Education

Michael Lewis (The Big Short, Moneyball) is a favorite author who can make anything interesting. His latest book The Undoing Project: A Friendship That Changed Our Minds is no exception. One particular sentence reached out and has been tickling me all week:

“Education is knowing what to do when you don’t know.” The quote was about academic education but it applies to all learning, however, we might get it.

We all know folks who think their education ended when they graduated from school. They think they know all that they ever want or need to know and feel no need to learn anything else. I’ve even run into people who actively resist learning anything new. Fortunately, not too many of those.

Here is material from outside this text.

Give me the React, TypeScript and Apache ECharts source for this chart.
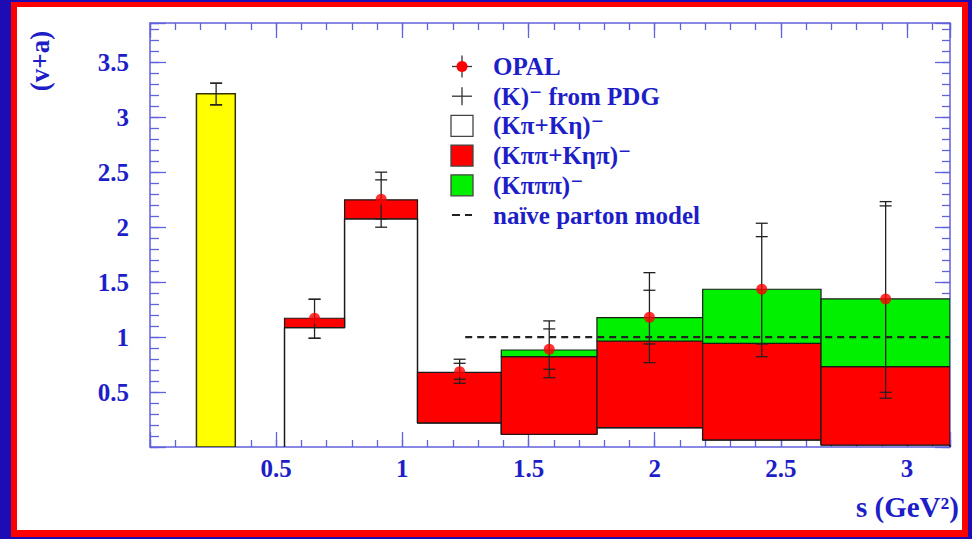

We need to be learning all the time. The world is changing, we need to keep up. There are lots of different ways we can learn: Reading books, trade magazines, and journals, blogs such as this one, attending training workshops and classes, trade shows and plant visits are all good ways to learn. YouTube can be a massive time sink. I open it sometimes planning to watch a single video to get info on a single thing and surface hours later. Time sink doesn’t necessarily equate to time wasted. Most of what I am watching are technical videos on one thing or another and I always learn a lot.

A lot of it may seem useless at the moment. All I need to do is wait a while and it usually becomes useful. Once, in a thrift shop, I bought a book on well drilling and read it because it seemed interesting. A year later, my company needed to drill a water well. I didn’t know the answers, but I did at least know some of the questions.

Sometimes we find ourselves in a situation where in spite of the knowledge we have acquired, we still don’t know what is going on or what to do. That is where the knowledge is really useful. It gives us the tools to think and the resources to come up with ideas to discover what to do.

Knowledge is always useful. Never stop learning.